Loading the original graph
Partitioner can handle frozen tf.Graph, tf.GraphDef, or a path to the network file/folder. If the pb file is provided the graph should be properly frozen. Other options include model stores using tf.train.Saver and tf.saved_model.
Partitioning
In this step the subgraph specified by startnode and finalnode sets is analyzed for FPGA acceleration. This is done in multiple phases.
1. All graph nodes get partitioned into (FPGA) supported and unsupported sets using one of two method. The default (compilerFunc='SPECULATIVE') method uses rough estimate of the hardware operation tree. The second method (compilerFunc= ‘DEFINITIVE’) utilizes the hardware compiler. The latter is more accurate and can handle complex optimization schemes based on the specified options, however, it takes considerable more time to conclude the process.

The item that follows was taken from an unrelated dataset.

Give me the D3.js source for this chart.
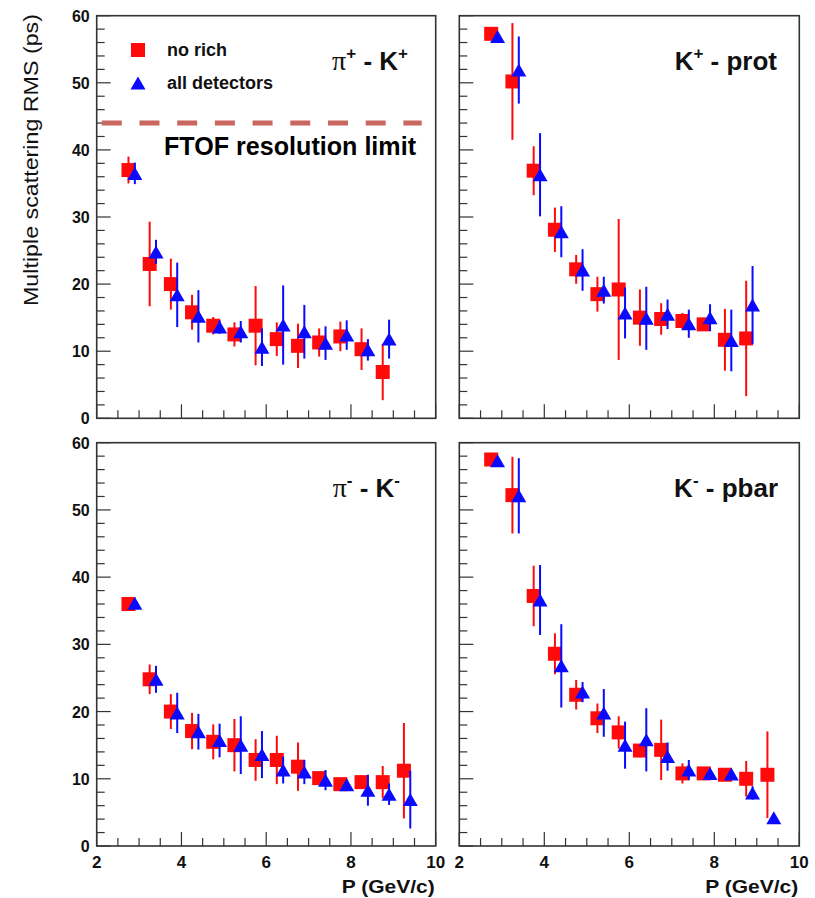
<!DOCTYPE html>
<html>
<head>
<meta charset="utf-8">
<script src="https://cdn.jsdelivr.net/npm/d3@7"></script>
<style>
  body { margin: 0; background: #fff; }
  svg { display: block; }
  text { font-family: "Liberation Sans", Arial, Helvetica, sans-serif; }
</style>
</head>
<body>
<svg id="chart" width="815" height="898"></svg>
<script>
// ---------------- DATA ----------------
const yTickValues = [0, 10, 20, 30, 40, 50, 60];
const xTickLabels = [2, 4, 6, 8, 10];
const seriesNames = ["no rich", "all detectors"];
const panelTitles = ["π+ - K+", "K+ - prot", "π- - K-", "K- - pbar"];
const ftofLimit = 44;
const ftofLabel = "FTOF resolution limit";
const yAxisTitle = "Multiple scattering RMS (ps)";
const xAxisTitle = "P (GeV/c)";

// P values (GeV/c)
const pRed13  = [2.75, 3.25, 3.75, 4.25, 4.75, 5.25, 5.75, 6.25, 6.75, 7.25, 7.75, 8.25, 8.75];
const pBlue13 = [2.9, 3.4, 3.9, 4.4, 4.9, 5.4, 5.9, 6.4, 6.9, 7.4, 7.9, 8.4, 8.9];
const pRed14  = [2.75, 3.25, 3.75, 4.25, 4.75, 5.25, 5.75, 6.25, 6.75, 7.25, 7.75, 8.25, 8.75, 9.25];
const pBlue14 = [2.9, 3.4, 3.9, 4.4, 4.9, 5.4, 5.9, 6.4, 6.9, 7.4, 7.9, 8.4, 8.9, 9.4];

// pi+ - K+
const piPlusRed     = [37.0, 23.0, 20.0, 15.8, 13.8, 12.5, 13.8, 11.8, 10.8, 11.3, 12.2, 10.3, 6.9];
const piPlusRedErr  = [2.0, 6.3, 3.8, 2.6, 1.3, 1.8, 5.9, 2.5, 3.3, 2.1, 2.2, 3.1, 4.2];
const piPlusBlue    = [36.5, 24.8, 18.4, 15.2, 13.6, 12.9, 10.6, 13.9, 12.9, 11.2, 12.4, 10.2, 11.8];
const piPlusBlueErr = [1.6, 1.8, 4.8, 3.9, 1.0, 1.6, 2.8, 5.9, 4.0, 2.5, 2.2, 1.6, 2.9];

// K+ - prot
const kPlusRed      = [57.3, 50.2, 36.9, 28.1, 22.2, 18.5, 19.2, 15.0, 14.8, 14.5, 14.0, 11.7, 11.9];
const kPlusRedErr   = [0.3, 8.7, 3.65, 3.3, 2.15, 2.6, 10.5, 4.2, 2.35, 1.2, 0.9, 4.6, 8.6];
const kPlusBlue     = [56.9, 51.9, 36.3, 27.8, 22.1, 19.1, 15.7, 14.9, 15.5, 14.1, 15.0, 11.6, 16.9];
const kPlusBlueErr  = [0.3, 5.0, 6.2, 3.8, 3.1, 2.0, 3.8, 4.7, 2.2, 2.1, 2.0, 4.6, 5.8];

// pi- - K-
const piMinusRed     = [36.0, 24.8, 20.0, 17.1, 15.5, 15.0, 12.8, 12.8, 11.8, 10.1, 9.2, 9.5, 9.5, 11.2];
const piMinusRedErr  = [0.4, 2.2, 2.6, 2.7, 2.6, 3.9, 3.1, 3.6, 3.6, 1.0, 0.6, 1.0, 2.4, 7.1];
const piMinusBlue    = [36.1, 24.8, 19.8, 17.0, 15.7, 15.0, 13.6, 11.3, 11.0, 9.8, 9.1, 8.3, 7.7, 6.9];
const piMinusBlueErr = [0.4, 2.0, 3.0, 2.65, 2.5, 4.3, 3.5, 2.0, 1.8, 1.5, 0.6, 2.3, 1.6, 4.3];

// K- - pbar
const kMinusRed      = [57.5, 52.2, 37.2, 28.6, 22.5, 19.0, 16.9, 14.2, 14.3, 10.8, 10.8, 10.6, 10.0, 10.6];
const kMinusRedErr   = [0.3, 5.7, 4.5, 3.05, 2.2, 2.2, 2.4, 1.0, 4.5, 1.5, 0.6, 0.6, 2.65, 6.45];
const kMinusBlue     = [57.3, 52.1, 36.6, 26.8, 22.9, 19.8, 15.0, 15.8, 13.3, 11.3, 10.8, 10.7, 7.9, 4.2];
const kMinusBlueErr  = [0.3, 5.6, 5.2, 6.2, 1.5, 3.55, 3.5, 4.7, 2.1, 1.5, 0.6, 0.6, 1.0, 0.3];

// ---------------- DRAW ----------------
const svg = d3.select("#chart");
svg.append("rect").attr("width", 815).attr("height", 898).attr("fill", "#fff");

const RED = "#ff0a0a", BLUE = "#0a0aff";

const panels = [
  { x0: 96.7, x1: 435.7, y0: 15.7, y1: 418.3, title: panelTitles[0], showY: true, showX: false,
    red: [pRed13, piPlusRed, piPlusRedErr], blue: [pBlue13, piPlusBlue, piPlusBlueErr], legend: true, titleX: 408 },
  { x0: 459.3, x1: 799.3, y0: 15.7, y1: 418.3, title: panelTitles[1], showY: false, showX: false,
    red: [pRed13, kPlusRed, kPlusRedErr], blue: [pBlue13, kPlusBlue, kPlusBlueErr], titleX: 777 },
  { x0: 96.7, x1: 435.7, y0: 442.7, y1: 846, title: panelTitles[2], showY: true, showX: true,
    red: [pRed14, piMinusRed, piMinusRedErr], blue: [pBlue14, piMinusBlue, piMinusBlueErr], titleX: 400 },
  { x0: 459.3, x1: 799.3, y0: 442.7, y1: 846, title: panelTitles[3], showY: false, showX: true,
    red: [pRed14, kMinusRed, kMinusRedErr], blue: [pBlue14, kMinusBlue, kMinusBlueErr], titleX: 778 }
];

const sq = 14;
function trianglePath(cx, cy) {
  const hw = 7.5, h = 13;
  return `M${cx},${cy - h / 2}L${cx + hw},${cy + h / 2}L${cx - hw},${cy + h / 2}Z`;
}

panels.forEach((p, idx) => {
  const x = d3.scaleLinear().domain([2, 10]).range([p.x0, p.x1]);
  const y = d3.scaleLinear().domain([0, 60]).range([p.y1, p.y0]);
  const g = svg.append("g");

  // ticks (inside) - y axis
  const yMinor = d3.range(0, 61, 2);
  g.selectAll(".ytick").data(yMinor).enter().append("line")
    .attr("x1", p.x0).attr("x2", d => p.x0 + (d % 10 === 0 ? 14 : 8))
    .attr("y1", d => y(d)).attr("y2", d => y(d))
    .attr("stroke", "#333").attr("stroke-width", 1.2);
  const xMinor = d3.range(2, 10.01, 0.5);
  g.selectAll(".xtick").data(xMinor).enter().append("line")
    .attr("x1", d => x(d)).attr("x2", d => x(d))
    .attr("y1", p.y1).attr("y2", d => p.y1 - (Math.abs(d % 2) < 1e-6 ? 14 : 8))
    .attr("stroke", "#333").attr("stroke-width", 1.2);

  // frame
  g.append("rect").attr("x", p.x0).attr("y", p.y0)
    .attr("width", p.x1 - p.x0).attr("height", p.y1 - p.y0)
    .attr("fill", "none").attr("stroke", "#333").attr("stroke-width", 1.6);

  if (p.showY) {
    g.selectAll(".ylab").data(yTickValues).enter().append("text")
      .attr("x", p.x0 - 7).attr("y", d => y(d) + 6)
      .attr("text-anchor", "end").attr("font-size", 16).attr("font-weight", "bold")
      .attr("fill", "#111").text(d => d);
  }
  if (p.showX) {
    g.selectAll(".xlab").data(xTickLabels).enter().append("text")
      .attr("x", d => x(d)).attr("y", p.y1 + 22)
      .attr("text-anchor", "middle").attr("font-size", 17).attr("font-weight", "bold")
      .attr("fill", "#111").text(d => d);
    g.append("text").attr("x", p.x1 - 94).attr("y", p.y1 + 47)
      .attr("font-size", 19).attr("font-weight", "bold")
      .attr("textLength", 93).attr("lengthAdjust", "spacingAndGlyphs")
      .attr("fill", "#111").text(xAxisTitle);
  }

  // series
  function drawSeries(arr, color, marker) {
    const [px, py, pe] = arr;
    const pts = px.map((v, i) => ({ p: v, v: py[i], e: pe[i] }));
    g.selectAll(null).data(pts).enter().append("line")
      .attr("x1", d => x(d.p)).attr("x2", d => x(d.p))
      .attr("y1", d => y(d.v + d.e)).attr("y2", d => y(d.v - d.e))
      .attr("stroke", color).attr("stroke-width", 2);
    if (marker === "square") {
      g.selectAll(null).data(pts).enter().append("rect")
        .attr("x", d => x(d.p) - sq / 2).attr("y", d => y(d.v) - sq / 2)
        .attr("width", sq).attr("height", sq).attr("fill", color);
    } else {
      g.selectAll(null).data(pts).enter().append("path")
        .attr("d", d => trianglePath(x(d.p), y(d.v))).attr("fill", color);
    }
  }
  drawSeries(p.red, RED, "square");
  drawSeries(p.blue, BLUE, "triangle");

  // title
  const parts = p.title.split(" - ");
  const t = g.append("text").attr("x", p.titleX).attr("y", p.y0 + 54)
    .attr("text-anchor", "end").attr("font-size", 26).attr("font-weight", "bold").attr("fill", "#111");
  function addPart(s) {
    const base = s.slice(0, -1), sup = s.slice(-1);
    if (base === "π") {
      t.append("tspan").attr("font-family", "'Liberation Serif', 'Times New Roman', serif")
        .attr("font-weight", "normal").attr("font-size", 28).text(base);
    } else {
      t.append("tspan").text(base);
    }
    t.append("tspan").attr("dy", -11).attr("font-size", 17).text(sup);
    return 11;
  }
  if (parts[0].endsWith("+") || parts[0].endsWith("-")) {
    const d1 = addPart(parts[0]);
    t.append("tspan").attr("dy", d1).text(" - ");
  }
  if (parts[1].endsWith("+") || parts[1].endsWith("-")) {
    addPart(parts[1]);
  } else {
    t.append("tspan").text(parts[1]);
  }

  if (p.legend) {
    const lx = 138;
    g.append("rect").attr("x", lx - sq / 2).attr("y", 50 - sq / 2).attr("width", sq).attr("height", sq).attr("fill", RED);
    g.append("path").attr("d", trianglePath(lx, 83)).attr("fill", BLUE);
    g.append("text").attr("x", 167).attr("y", 56).attr("font-size", 18).attr("font-weight", "bold")
      .attr("fill", "#111").text(seriesNames[0]);
    g.append("text").attr("x", 167).attr("y", 89).attr("font-size", 18).attr("font-weight", "bold")
      .attr("fill", "#111").text(seriesNames[1]);

    // FTOF limit line
    g.append("line").attr("x1", x(2.12)).attr("x2", x(9.67))
      .attr("y1", y(ftofLimit)).attr("y2", y(ftofLimit))
      .attr("stroke", "#c9665e").attr("stroke-width", 5)
      .attr("stroke-dasharray", "20,17.7");
    g.append("text").attr("x", 164).attr("y", 155)
      .attr("font-family", "Lato, 'Open Sans', sans-serif").attr("font-weight", "bold")
      .attr("font-size", 25).attr("fill", "#000")
      .attr("textLength", 252).attr("lengthAdjust", "spacingAndGlyphs")
      .text(ftofLabel);
  }
});

// y axis title
svg.append("text")
  .attr("transform", "translate(38,160) rotate(-90)")
  .attr("text-anchor", "middle")
  .attr("font-family", "'Liberation Sans Narrow', 'Arial Narrow', 'Liberation Sans', sans-serif")
  .attr("font-size", 21).attr("fill", "#111")
  .attr("textLength", 292).attr("lengthAdjust", "spacingAndGlyphs")
  .text(yAxisTitle);
</script>
</body>
</html>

2. Adjacent supported and unsupported nodes get merged into (fine grained) connected components.
3. Supported partitions get merged into maximally connected components, while maintaining the DAG property.
4. Each supported partition gets (re)compiled using hardware compiler to create runtime code, quantization info, and relevant model parameters.
5. Each supported partition subgraph is stored for visualization and debug purposes.
6. Each supported subgraph gets replaced by tf.py_func node (with naming convention fpga_func_<partition_id>) that contains all necessary python function calls to accelerate that subgraph over FPGA.
Freezing the modified graph
The modified graph gets frozen and stored with “-fpga” suffix.
Run natively in TensorFlow
The modified graph can be loaded using load_partitioned_graph method of the partitioner class. The modified graph replaces the default tensorflow graph and can be used similar to the original graph.